Stres i kłopoty na planie sprawiły, że Miller w pewnym momencie zrezygnował ze swojej pracy. Producenci zaczęli szukać jego zastępcy. Brian Trenchard-Smith, do którego się zwrócili, zaproponował, by porozmawiać z Millerem i zatrudnić pomoc w postaci kompetentnego asystenta. Tak też uczyniono, a reżyser po kilku dniach wrócił do pracy. Część ekipy nie mogła mu jednak zapomnieć, że w pewnym momencie ich porzucił.
"Mad Max" wszedł do australijskich kin 12 kwietnia 1979 roku. Szybko zainteresowały się nim także zagraniczne rynki. W Szwecji i Nowej Zelandii film zakazano z powodu obecnej na ekranie brutalności defetystycznego tonu fabuły. W Stanach Zjednoczonych "Mad Max" wszedł do kin w 1980 roku w wersji... zdubbingowanej przez amerykańskich aktorów. Wszystko z powodu australijskiego slangu. Dystrybutorzy bali się, że będzie on niezrozumiały dla części widowni.

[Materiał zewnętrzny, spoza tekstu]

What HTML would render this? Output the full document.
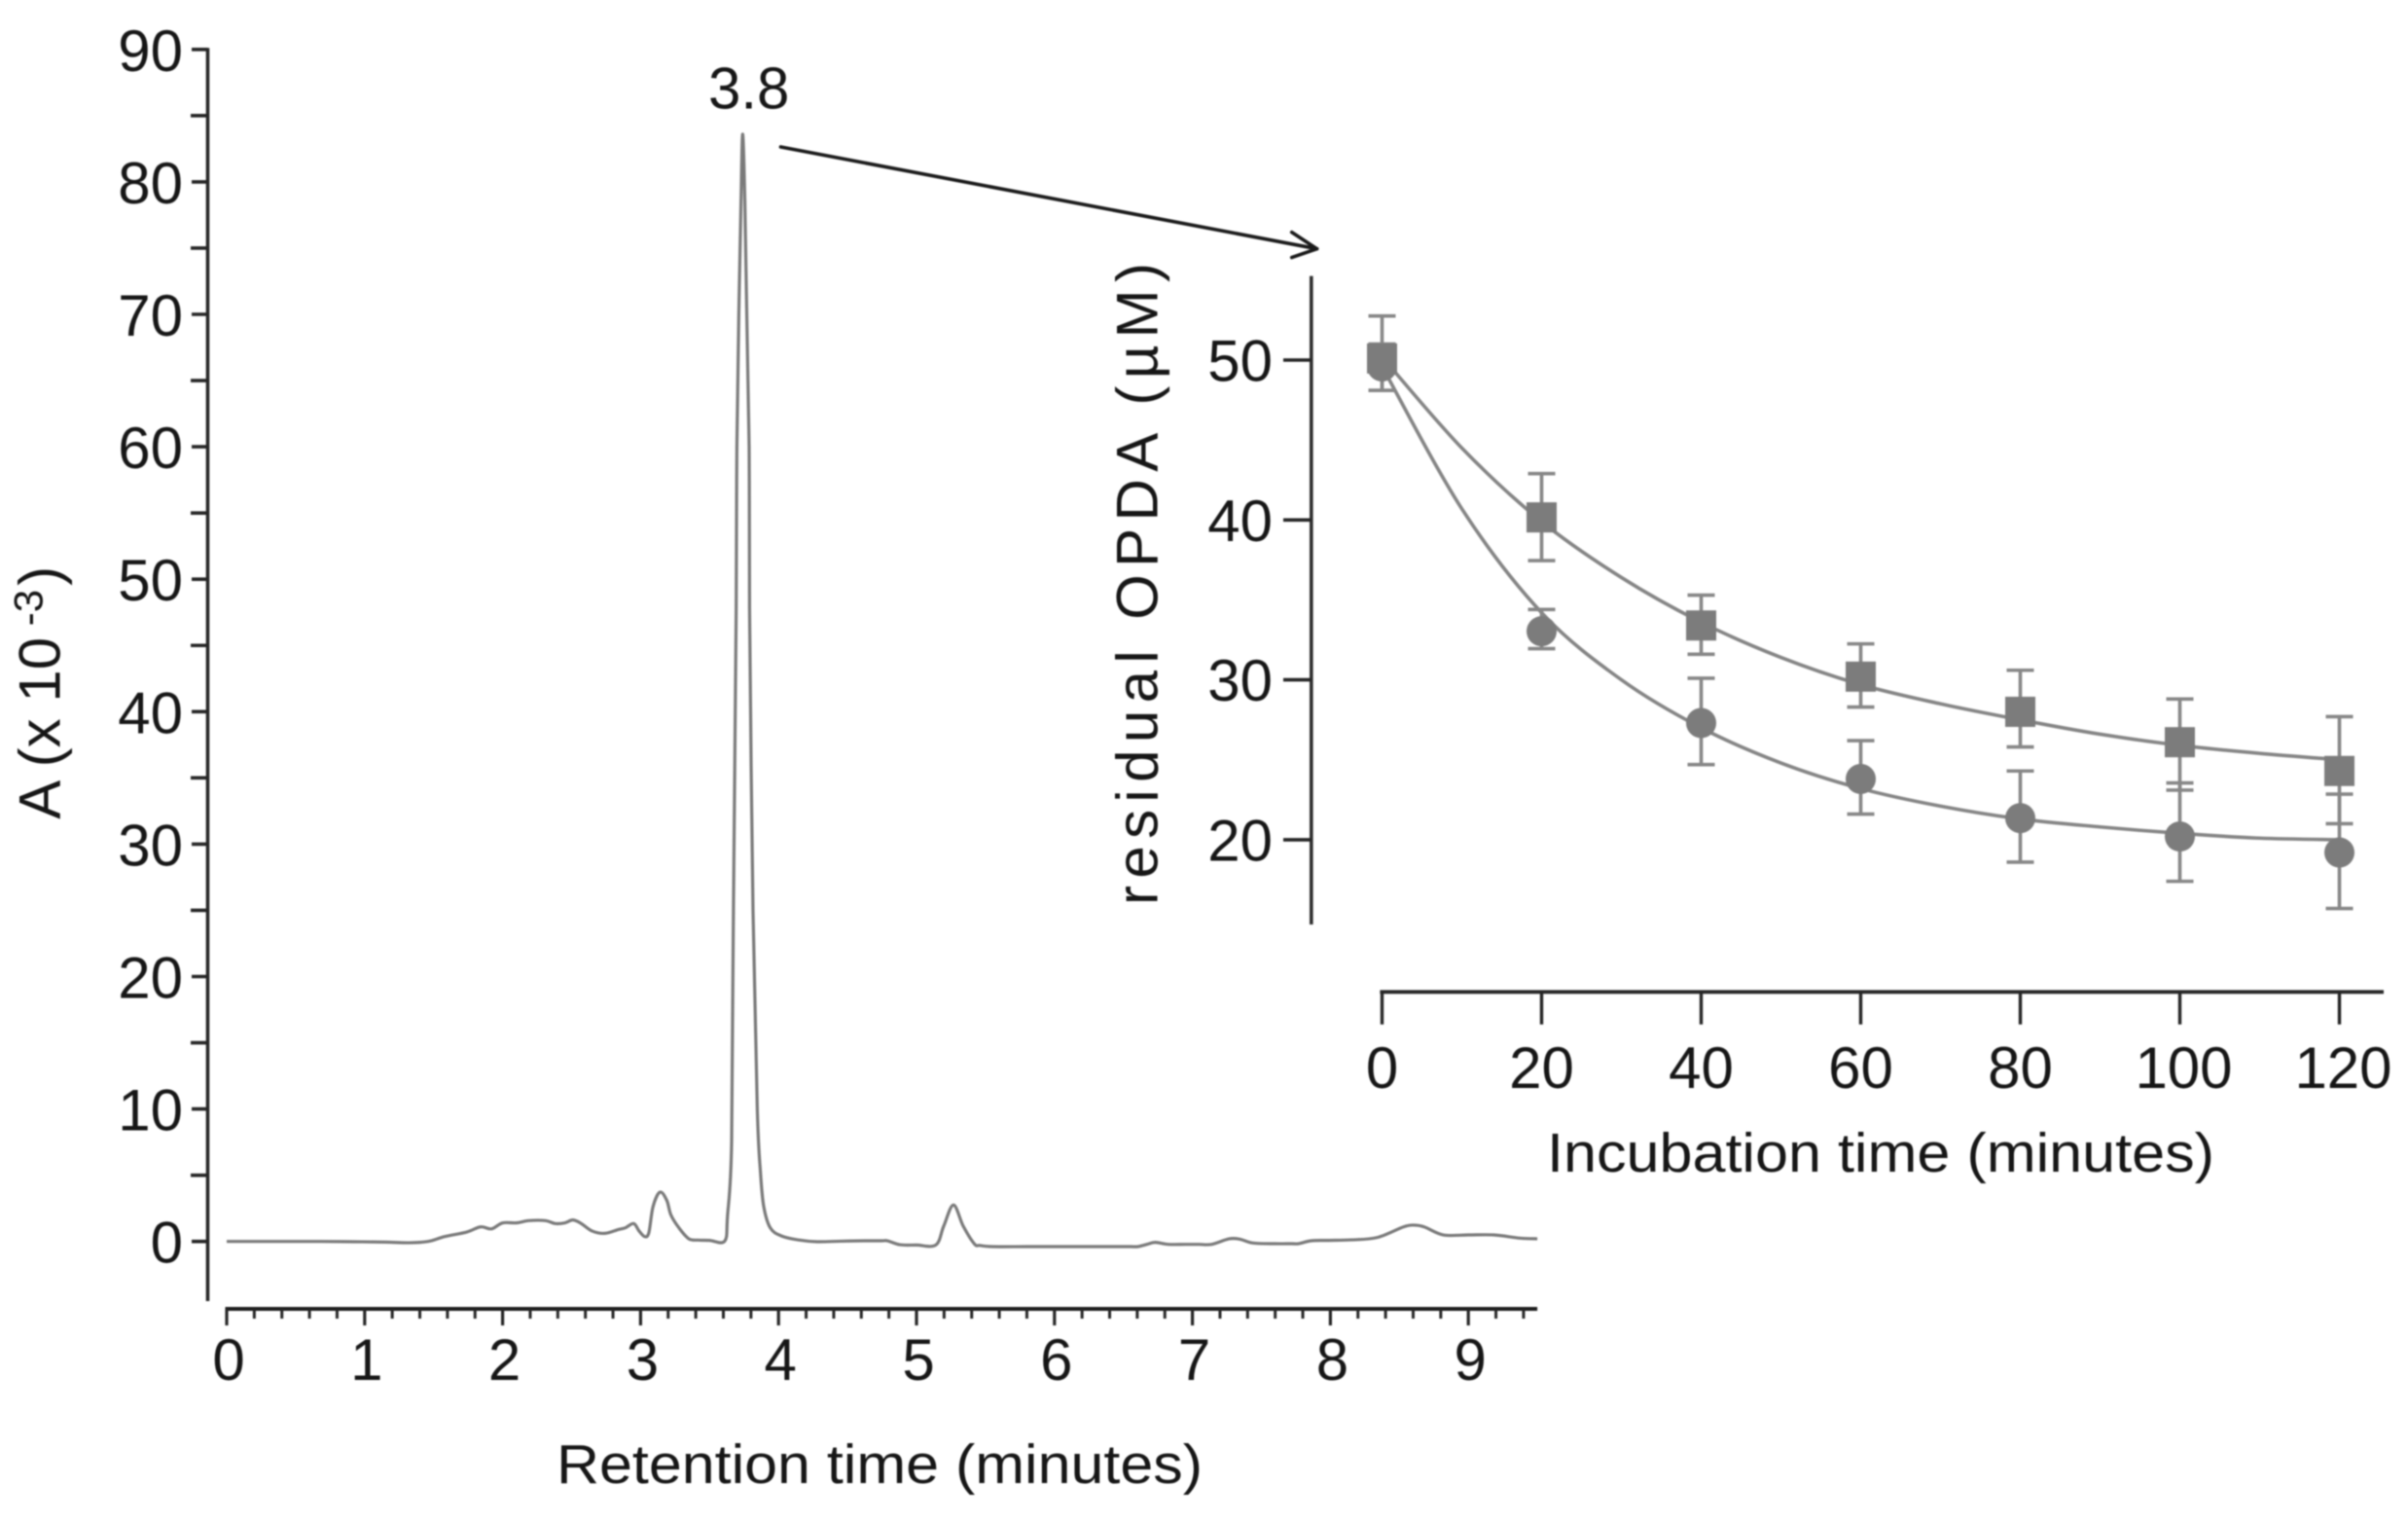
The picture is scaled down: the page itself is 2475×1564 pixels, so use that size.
<!DOCTYPE html>
<html lang="en">
<head>
<meta charset="utf-8">
<title>OPDA retention chromatogram and residual OPDA time course</title>
<style>
html,body{margin:0;padding:0;background:#fff;width:2475px;height:1564px;overflow:hidden}
svg{display:block;filter:blur(0.9px)}
text{font-family:"Liberation Sans",Arial,sans-serif;fill:#161616}
</style>
</head>
<body>
<svg id="figure" xmlns="http://www.w3.org/2000/svg" width="2475" height="1564" viewBox="0 0 2475 1564">
  <rect x="0" y="0" width="2475" height="1564" fill="#ffffff"/>
  <g id="left-chart"></g>
  <g id="right-chart"></g>

  <text x="572" y="1524" font-size="57" textLength="664" lengthAdjust="spacingAndGlyphs">Retention time (minutes)</text>
  <text transform="translate(61.7 841.7) rotate(-90)" font-size="60">A (x 10<tspan font-size="42" dx="11.7" dy="-18">-3</tspan><tspan dx="4" dy="18">)</tspan></text>
  <text x="728" y="111.5" font-size="60">3.8</text>

  <g fill="none" stroke="#1a1a1a" stroke-width="3.6" stroke-linecap="round" stroke-linejoin="round">
    <line x1="802.5" y1="151" x2="1353.6" y2="255.7"/>
    <polyline points="1327.7,238.6 1353.6,255.7 1327.7,264.6"/>
  </g>

  <text transform="translate(1189.3 930) rotate(-90)" font-size="60" textLength="660" lengthAdjust="spacing">residual OPDA (µM)</text>
  <text x="1590" y="1204" font-size="57" textLength="686" lengthAdjust="spacingAndGlyphs">Incubation time (minutes)</text>
</svg>

<script>
// ---- Chromatogram data ----
const traceTimes = [0,0.34,0.68,0.92,1.15,1.32,1.46,1.58,1.74,1.84,1.92,2.0,2.10,2.19,2.31,2.38,2.45,2.51,2.57,2.65,2.74,2.84,2.89,2.95,2.99,3.03,3.06,3.09,3.14,3.19,3.22,3.28,3.35,3.42,3.5,3.61,3.63,3.66,3.673,3.693,3.698,3.712,3.728,3.74,3.756,3.77,3.787,3.79,3.815,3.846,3.87,3.893,3.94,4.02,4.14,4.28,4.45,4.62,4.75,4.79,4.88,5.0,5.14,5.197,5.268,5.339,5.42,5.46,5.55,5.8,6.1,6.4,6.55,6.605,6.67,6.73,6.825,6.95,7.05,7.14,7.267,7.345,7.44,7.6,7.72,7.77,7.86,7.98,8.15,8.34,8.53,8.605,8.68,8.82,9.0,9.185,9.375,9.5];
const traceValues = [0,0,0,-0.02,-0.05,-0.1,0,0.37,0.71,1.1,0.95,1.4,1.4,1.57,1.57,1.35,1.4,1.62,1.35,0.78,0.61,0.9,1.03,1.35,0.78,0.37,0.66,2.62,3.72,3.1,2.0,1.0,0.2,0.1,0.08,0.03,1.9,7.5,25,47.8,60,69.9,78.5,83.6,78.5,69.9,60,47.8,25,10,5.07,2.62,1.03,0.42,0.12,-0.02,0.02,0.05,0.05,0.05,-0.25,-0.27,-0.27,1.15,2.75,1.15,-0.19,-0.3,-0.39,-0.39,-0.39,-0.39,-0.39,-0.39,-0.22,-0.07,-0.22,-0.22,-0.22,-0.22,0.2,0.17,-0.12,-0.17,-0.17,-0.17,0.05,0.08,0.12,0.3,1.1,1.23,1.1,0.49,0.49,0.49,0.25,0.2];
const leftYTicks = [0,10,20,30,40,50,60,70,80,90];
const leftYMinorTicks = [5,15,25,35,45,55,65,75,85];
const leftXTicks = [0,1,2,3,4,5,6,7,8,9];
const leftXMinorTicks = [0.2,0.4,0.6,0.8,1.2,1.4,1.6,1.8,2.2,2.4,2.6,2.8,3.2,3.4,3.6,3.8,4.2,4.4,4.6,4.8,5.2,5.4,5.6,5.8,6.2,6.4,6.6,6.8,7.2,7.4,7.6,7.8,8.2,8.4,8.6,8.8,9.2,9.4];

// ---- Residual OPDA data ----
const incubationTimes = [0,20,40,60,80,100,120];
const squareMeans = [50.1,40.16,33.4,30.2,28.0,26.1,24.3];
const squareUpper = [52.76,42.9,35.3,32.25,30.6,28.8,27.7];
const squareLower = [48.1,37.46,31.6,28.3,25.8,23.1,21.0];
const circleMeans = [49.6,33.04,27.3,23.8,21.35,20.2,19.2];
const circleUpper = [51.0,34.4,30.1,26.2,24.3,23.55,22.85];
const circleLower = [48.1,31.95,24.7,21.6,18.6,17.4,15.7];
const fitTimes = [0,10,20,30,40,50,60,70,80,90,100,110,120];
const squareFit = [50.2,44.5,39.9,36.4,33.6,31.4,29.7,28.5,27.5,26.6,25.9,25.4,25.0];
const circleFit = [49.6,40.7,34.2,30.0,27.0,24.8,23.2,22.1,21.3,20.8,20.4,20.1,20.0];
const rightYTicks = [20,30,40,50];
const rightXTicks = [0,20,40,60,80,100,120];

const NS = 'http://www.w3.org/2000/svg';
function mk(tag, attrs, parent, txt) {
  const e = document.createElementNS(NS, tag);
  for (const k in attrs) e.setAttribute(k, attrs[k]);
  if (txt !== undefined) e.textContent = txt;
  parent.appendChild(e);
  return e;
}
function smoothPath(pts) {
  let d = 'M' + pts[0][0].toFixed(2) + ' ' + pts[0][1].toFixed(2);
  for (let i = 0; i < pts.length - 1; i++) {
    const p0 = pts[Math.max(i - 1, 0)], p1 = pts[i], p2 = pts[i + 1], p3 = pts[Math.min(i + 2, pts.length - 1)];
    d += ' C' + (p1[0] + (p2[0] - p0[0]) / 6).toFixed(2) + ' ' + (p1[1] + (p2[1] - p0[1]) / 6).toFixed(2) +
         ' ' + (p2[0] - (p3[0] - p1[0]) / 6).toFixed(2) + ' ' + (p2[1] - (p3[1] - p1[1]) / 6).toFixed(2) +
         ' ' + p2[0].toFixed(2) + ' ' + p2[1].toFixed(2);
  }
  return d;
}

// ---- Axis functions ----
const lx = t => 233 + 141.8 * t;
const ly = v => 1275.7 - 13.61 * v;
const rx = t => 1420.5 + 8.2 * t;
const ry = v => 370 + (50 - v) * 16.43;

const AXIS = '#262626';
const left = document.getElementById('left-chart');
const right = document.getElementById('right-chart');

// ---- Left chart ----
const lYAxis = mk('line', {x1:213.5, y1:ly(90)-1.5, x2:213.5, y2:1337, stroke:AXIS, 'stroke-width':3.6}, left);



leftYTicks.forEach(v => {
  const tick = mk('line', {x1:197, y1:ly(v), x2:213.5, y2:ly(v), stroke:AXIS, 'stroke-width':3.6}, left);
  
  
  const label = mk('text', {x:188, y:ly(v)+22, 'font-size':60, 'text-anchor':'end'}, left, String(v));
  
  
});
leftYMinorTicks.forEach(v => {
  const tick = mk('line', {x1:196, y1:ly(v), x2:213.5, y2:ly(v), stroke:AXIS, 'stroke-width':3.6}, left);
  
  
});

const lXAxis = mk('line', {x1:lx(0)-1.5, y1:1345, x2:lx(9.5), y2:1345, stroke:'#1e1e1e', 'stroke-width':4}, left);



leftXTicks.forEach(t => {
  const tick = mk('line', {x1:lx(t), y1:1345, x2:lx(t), y2:1362, stroke:AXIS, 'stroke-width':3.2}, left);
  
  
  const label = mk('text', {x:lx(t)+2, y:1418, 'font-size':60, 'text-anchor':'middle'}, left, String(t));
  
  
});
leftXMinorTicks.forEach(t => {
  const tick = mk('line', {x1:lx(t), y1:1345, x2:lx(t), y2:1355, stroke:AXIS, 'stroke-width':3}, left);
  
  
});

const trace = mk('path', {d:smoothPath(traceTimes.map((t, i) => [lx(t), ly(traceValues[i])])), fill:'none', stroke:'#7a7a7a', 'stroke-width':3.2, 'stroke-linejoin':'round'}, left);



// ---- Right chart ----
const rYAxis = mk('line', {x1:1347.8, y1:283.6, x2:1347.8, y2:950, stroke:'#2e2e2e', 'stroke-width':3.6}, right);



rightYTicks.forEach(v => {
  const tick = mk('line', {x1:1319, y1:ry(v), x2:1347.8, y2:ry(v), stroke:AXIS, 'stroke-width':3.6}, right);
  
  
  const label = mk('text', {x:1308, y:ry(v)+21.5, 'font-size':60, 'text-anchor':'end'}, right, String(v));
  
  
});

const rXAxis = mk('line', {x1:1418.4, y1:1019.3, x2:2450, y2:1019.3, stroke:'#262626', 'stroke-width':3.8}, right);



rightXTicks.forEach(t => {
  const tick = mk('line', {x1:rx(t), y1:1019.3, x2:rx(t), y2:1052.7, stroke:AXIS, 'stroke-width':3.4}, right);
  
  
  const label = mk('text', {x:rx(t)+(t >= 100 ? 4 : 0), y:1118, 'font-size':60, 'text-anchor':'middle'}, right, String(t));
  
  
});

// Fit curves
const squareCurve = mk('path', {d:smoothPath(fitTimes.map((t, i) => [rx(t), ry(squareFit[i])])), fill:'none', stroke:'#858585', 'stroke-width':3.6}, right);


const circleCurve = mk('path', {d:smoothPath(fitTimes.map((t, i) => [rx(t), ry(circleFit[i])])), fill:'none', stroke:'#858585', 'stroke-width':3.6}, right);



// Error bars
function drawError(t, hi, lo, name) {
  const g = mk('g', {stroke:'#878787', 'stroke-width':3.6, fill:'none'}, right);
  
  
  const x = rx(t);
  mk('line', {x1:x, y1:ry(hi), x2:x, y2:ry(lo)}, g);
  mk('line', {x1:x-14, y1:ry(hi), x2:x+14, y2:ry(hi)}, g);
  mk('line', {x1:x-14, y1:ry(lo), x2:x+14, y2:ry(lo)}, g);
}
incubationTimes.forEach((t, i) => {
  drawError(t, circleUpper[i], circleLower[i], 'circle-series-error-bar');
  drawError(t, squareUpper[i], squareLower[i], 'square-series-error-bar');
});

// Markers
incubationTimes.forEach((t, i) => {
  const c = mk('circle', {cx:rx(t), cy:ry(circleMeans[i]), r:15.5, fill:'#7c7c7c'}, right);
  
  
});
incubationTimes.forEach((t, i) => {
  const s = mk('rect', {x:rx(t)-15.5, y:ry(squareMeans[i])-15.5, width:31, height:31, fill:'#7c7c7c'}, right);
  
  
});
</script>
</body>
</html>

Kosztujący zaledwie 400 tysięcy dolarów film zarobił na całym świecie ponad 100 milionów. Dla Millera stał się początkiem reżyserskiej kariery, a dla Gibsona stanowił pierwszy krok do Hollywood. Obaj spotkali się na planie dwóch kolejnych części "Mad Maxa". Przy czwartej, o podtytule "Na drodze gniewu", Gibsona zastąpił Tom Hardy. Film wszedł do kin w maju 2015 roku i spotkał się z zachwytem recenzentów. W wielu zestawieniach najlepszych i najważniejszych produkcji XXI wieku plasuje się na pierwszej pozycji.